DATA FOR THE TASK:
— start —
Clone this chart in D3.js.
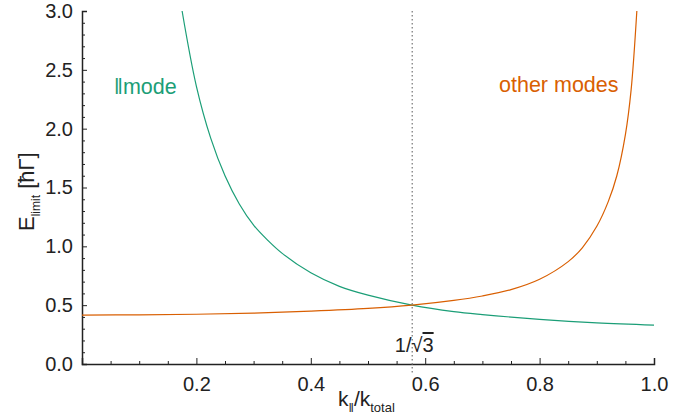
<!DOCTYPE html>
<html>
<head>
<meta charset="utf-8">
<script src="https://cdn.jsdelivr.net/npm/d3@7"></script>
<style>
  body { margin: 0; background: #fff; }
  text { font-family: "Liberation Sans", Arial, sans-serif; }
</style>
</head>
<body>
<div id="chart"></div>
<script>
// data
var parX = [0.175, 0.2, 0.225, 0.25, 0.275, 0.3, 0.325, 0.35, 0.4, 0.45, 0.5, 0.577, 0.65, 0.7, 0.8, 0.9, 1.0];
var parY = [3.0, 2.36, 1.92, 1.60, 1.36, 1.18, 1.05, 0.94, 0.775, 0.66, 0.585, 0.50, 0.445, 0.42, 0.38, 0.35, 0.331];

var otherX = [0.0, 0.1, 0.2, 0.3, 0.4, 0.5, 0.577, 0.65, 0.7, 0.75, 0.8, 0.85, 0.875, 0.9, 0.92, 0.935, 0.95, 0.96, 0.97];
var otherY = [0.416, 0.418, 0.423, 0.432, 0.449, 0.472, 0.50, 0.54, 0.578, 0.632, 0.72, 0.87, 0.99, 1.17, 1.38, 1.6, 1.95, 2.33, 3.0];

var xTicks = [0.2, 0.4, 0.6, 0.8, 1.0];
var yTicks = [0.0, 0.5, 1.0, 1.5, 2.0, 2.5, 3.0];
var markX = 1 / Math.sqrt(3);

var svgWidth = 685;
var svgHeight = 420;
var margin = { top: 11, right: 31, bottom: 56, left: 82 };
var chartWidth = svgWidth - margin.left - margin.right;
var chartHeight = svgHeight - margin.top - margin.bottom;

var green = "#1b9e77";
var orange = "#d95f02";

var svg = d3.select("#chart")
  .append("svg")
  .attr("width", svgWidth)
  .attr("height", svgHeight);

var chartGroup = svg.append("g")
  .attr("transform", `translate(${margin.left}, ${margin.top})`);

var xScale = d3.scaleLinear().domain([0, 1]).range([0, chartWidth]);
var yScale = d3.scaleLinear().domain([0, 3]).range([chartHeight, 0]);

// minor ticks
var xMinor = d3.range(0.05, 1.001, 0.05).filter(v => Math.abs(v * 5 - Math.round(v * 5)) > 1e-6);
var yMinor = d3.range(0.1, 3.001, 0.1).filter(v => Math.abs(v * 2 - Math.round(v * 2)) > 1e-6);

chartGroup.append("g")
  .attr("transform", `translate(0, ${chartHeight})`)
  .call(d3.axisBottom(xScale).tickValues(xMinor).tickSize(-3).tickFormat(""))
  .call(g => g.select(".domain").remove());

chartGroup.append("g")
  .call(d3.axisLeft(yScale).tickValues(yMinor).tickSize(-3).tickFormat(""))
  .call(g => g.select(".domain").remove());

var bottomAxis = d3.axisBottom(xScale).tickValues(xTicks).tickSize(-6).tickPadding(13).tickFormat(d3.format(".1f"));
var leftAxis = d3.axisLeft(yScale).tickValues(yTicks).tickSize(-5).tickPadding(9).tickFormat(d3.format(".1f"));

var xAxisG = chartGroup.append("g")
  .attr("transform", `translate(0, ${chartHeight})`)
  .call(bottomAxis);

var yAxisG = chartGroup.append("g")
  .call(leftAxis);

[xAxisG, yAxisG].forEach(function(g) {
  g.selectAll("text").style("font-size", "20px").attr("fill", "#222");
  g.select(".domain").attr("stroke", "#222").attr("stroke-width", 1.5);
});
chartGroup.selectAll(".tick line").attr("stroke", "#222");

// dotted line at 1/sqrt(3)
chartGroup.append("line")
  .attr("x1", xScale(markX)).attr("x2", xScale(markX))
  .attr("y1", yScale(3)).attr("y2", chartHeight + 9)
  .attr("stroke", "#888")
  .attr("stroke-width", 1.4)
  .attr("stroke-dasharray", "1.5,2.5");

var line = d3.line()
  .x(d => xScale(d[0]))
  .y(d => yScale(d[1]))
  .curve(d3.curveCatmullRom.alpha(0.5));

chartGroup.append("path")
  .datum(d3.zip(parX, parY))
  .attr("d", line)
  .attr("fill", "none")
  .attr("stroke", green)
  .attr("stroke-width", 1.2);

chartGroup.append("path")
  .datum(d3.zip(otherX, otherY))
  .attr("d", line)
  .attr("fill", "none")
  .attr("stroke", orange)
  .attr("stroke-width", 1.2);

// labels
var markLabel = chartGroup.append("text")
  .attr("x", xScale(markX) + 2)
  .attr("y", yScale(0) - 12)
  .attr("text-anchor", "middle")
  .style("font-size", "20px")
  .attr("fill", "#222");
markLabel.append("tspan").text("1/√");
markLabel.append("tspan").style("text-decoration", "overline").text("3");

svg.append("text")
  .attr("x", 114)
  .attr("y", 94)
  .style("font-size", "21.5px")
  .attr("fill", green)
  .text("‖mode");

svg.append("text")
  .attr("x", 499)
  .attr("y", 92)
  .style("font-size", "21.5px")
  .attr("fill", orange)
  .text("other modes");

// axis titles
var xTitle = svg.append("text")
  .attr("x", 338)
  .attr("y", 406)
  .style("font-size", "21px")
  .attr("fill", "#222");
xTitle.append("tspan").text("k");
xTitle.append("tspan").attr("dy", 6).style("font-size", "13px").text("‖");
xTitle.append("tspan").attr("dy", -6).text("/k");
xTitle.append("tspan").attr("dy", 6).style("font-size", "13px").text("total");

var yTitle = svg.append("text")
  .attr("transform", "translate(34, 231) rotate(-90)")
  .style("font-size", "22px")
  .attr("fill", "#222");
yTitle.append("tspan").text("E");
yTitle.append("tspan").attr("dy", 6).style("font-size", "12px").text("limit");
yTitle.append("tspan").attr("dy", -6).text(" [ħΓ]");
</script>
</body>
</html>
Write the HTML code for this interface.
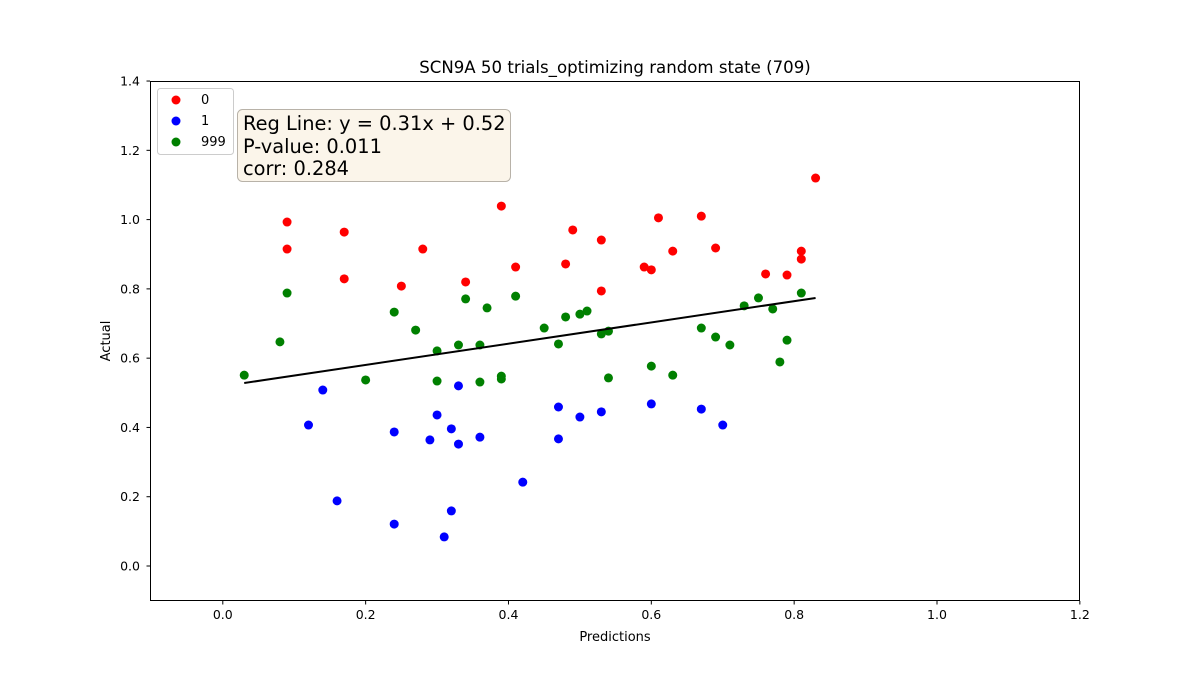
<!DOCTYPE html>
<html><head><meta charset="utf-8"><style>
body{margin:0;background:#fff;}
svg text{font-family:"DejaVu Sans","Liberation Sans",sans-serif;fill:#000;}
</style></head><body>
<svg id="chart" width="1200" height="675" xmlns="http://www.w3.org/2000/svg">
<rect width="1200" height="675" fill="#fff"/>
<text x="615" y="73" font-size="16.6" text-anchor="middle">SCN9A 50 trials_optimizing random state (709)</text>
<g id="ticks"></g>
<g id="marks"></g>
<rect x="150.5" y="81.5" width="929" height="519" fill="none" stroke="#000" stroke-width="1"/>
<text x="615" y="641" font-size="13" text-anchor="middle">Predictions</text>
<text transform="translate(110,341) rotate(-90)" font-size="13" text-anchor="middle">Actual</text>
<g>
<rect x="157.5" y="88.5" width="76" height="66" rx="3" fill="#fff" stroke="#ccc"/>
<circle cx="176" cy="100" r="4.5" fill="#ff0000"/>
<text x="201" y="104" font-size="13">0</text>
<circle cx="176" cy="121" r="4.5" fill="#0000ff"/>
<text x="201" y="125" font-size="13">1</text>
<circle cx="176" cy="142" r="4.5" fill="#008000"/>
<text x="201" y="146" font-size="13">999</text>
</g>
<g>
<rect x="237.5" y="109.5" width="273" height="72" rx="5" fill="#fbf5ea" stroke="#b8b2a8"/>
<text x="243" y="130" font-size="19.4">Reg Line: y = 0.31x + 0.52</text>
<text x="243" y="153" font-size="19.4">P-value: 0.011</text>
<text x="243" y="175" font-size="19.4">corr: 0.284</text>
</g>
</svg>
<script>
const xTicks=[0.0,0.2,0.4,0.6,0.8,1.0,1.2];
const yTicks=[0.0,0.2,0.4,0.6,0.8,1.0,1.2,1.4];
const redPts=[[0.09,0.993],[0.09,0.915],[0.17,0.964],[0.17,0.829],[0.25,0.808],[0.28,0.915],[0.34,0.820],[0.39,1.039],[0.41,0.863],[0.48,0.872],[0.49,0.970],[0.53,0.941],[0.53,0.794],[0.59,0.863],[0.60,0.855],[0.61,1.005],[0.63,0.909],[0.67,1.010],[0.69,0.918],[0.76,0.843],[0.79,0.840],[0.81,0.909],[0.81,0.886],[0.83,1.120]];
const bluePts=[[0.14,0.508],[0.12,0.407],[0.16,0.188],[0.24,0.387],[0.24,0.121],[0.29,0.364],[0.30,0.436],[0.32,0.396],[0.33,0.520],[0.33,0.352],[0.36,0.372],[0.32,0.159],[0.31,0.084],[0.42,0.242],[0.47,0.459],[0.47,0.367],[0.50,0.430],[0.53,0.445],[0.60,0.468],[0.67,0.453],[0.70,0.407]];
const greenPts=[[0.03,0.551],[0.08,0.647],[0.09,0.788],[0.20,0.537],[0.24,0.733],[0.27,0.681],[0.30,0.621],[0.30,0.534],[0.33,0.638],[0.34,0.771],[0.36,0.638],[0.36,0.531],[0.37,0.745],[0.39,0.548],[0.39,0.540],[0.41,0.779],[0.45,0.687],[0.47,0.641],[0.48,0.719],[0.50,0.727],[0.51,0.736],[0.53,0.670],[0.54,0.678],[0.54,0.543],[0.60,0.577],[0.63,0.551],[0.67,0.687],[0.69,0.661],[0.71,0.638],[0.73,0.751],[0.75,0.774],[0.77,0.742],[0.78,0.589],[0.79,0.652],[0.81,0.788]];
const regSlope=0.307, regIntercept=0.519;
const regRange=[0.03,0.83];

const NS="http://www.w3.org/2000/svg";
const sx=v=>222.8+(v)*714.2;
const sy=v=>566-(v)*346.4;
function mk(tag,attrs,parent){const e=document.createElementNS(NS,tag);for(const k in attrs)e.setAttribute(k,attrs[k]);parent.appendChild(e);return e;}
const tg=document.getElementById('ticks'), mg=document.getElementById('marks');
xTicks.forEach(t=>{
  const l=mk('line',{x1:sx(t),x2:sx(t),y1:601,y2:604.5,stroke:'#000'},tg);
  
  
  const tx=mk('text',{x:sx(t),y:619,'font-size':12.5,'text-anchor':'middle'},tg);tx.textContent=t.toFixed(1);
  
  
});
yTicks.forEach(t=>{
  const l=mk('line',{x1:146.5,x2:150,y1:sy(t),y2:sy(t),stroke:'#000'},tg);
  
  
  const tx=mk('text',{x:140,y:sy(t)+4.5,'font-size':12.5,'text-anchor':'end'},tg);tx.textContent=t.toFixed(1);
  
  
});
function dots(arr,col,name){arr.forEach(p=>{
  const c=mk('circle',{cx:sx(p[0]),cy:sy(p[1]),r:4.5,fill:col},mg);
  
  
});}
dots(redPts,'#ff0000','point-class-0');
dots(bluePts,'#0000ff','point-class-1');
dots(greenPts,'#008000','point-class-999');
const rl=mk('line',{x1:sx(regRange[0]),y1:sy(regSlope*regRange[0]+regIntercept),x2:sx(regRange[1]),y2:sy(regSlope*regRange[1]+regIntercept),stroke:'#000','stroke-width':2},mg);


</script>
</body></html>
— end —
Repeat the listing above exactly from its first line to the line containing "1.95, 2.33, 3.0];", both included, and omit the pictures.

SOLUTION TO THE EXERCISE:
Clone this chart in D3.js.
<!DOCTYPE html>
<html>
<head>
<meta charset="utf-8">
<script src="https://cdn.jsdelivr.net/npm/d3@7"></script>
<style>
  body { margin: 0; background: #fff; }
  text { font-family: "Liberation Sans", Arial, sans-serif; }
</style>
</head>
<body>
<div id="chart"></div>
<script>
// data
var parX = [0.175, 0.2, 0.225, 0.25, 0.275, 0.3, 0.325, 0.35, 0.4, 0.45, 0.5, 0.577, 0.65, 0.7, 0.8, 0.9, 1.0];
var parY = [3.0, 2.36, 1.92, 1.60, 1.36, 1.18, 1.05, 0.94, 0.775, 0.66, 0.585, 0.50, 0.445, 0.42, 0.38, 0.35, 0.331];

var otherX = [0.0, 0.1, 0.2, 0.3, 0.4, 0.5, 0.577, 0.65, 0.7, 0.75, 0.8, 0.85, 0.875, 0.9, 0.92, 0.935, 0.95, 0.96, 0.97];
var otherY = [0.416, 0.418, 0.423, 0.432, 0.449, 0.472, 0.50, 0.54, 0.578, 0.632, 0.72, 0.87, 0.99, 1.17, 1.38, 1.6, 1.95, 2.33, 3.0];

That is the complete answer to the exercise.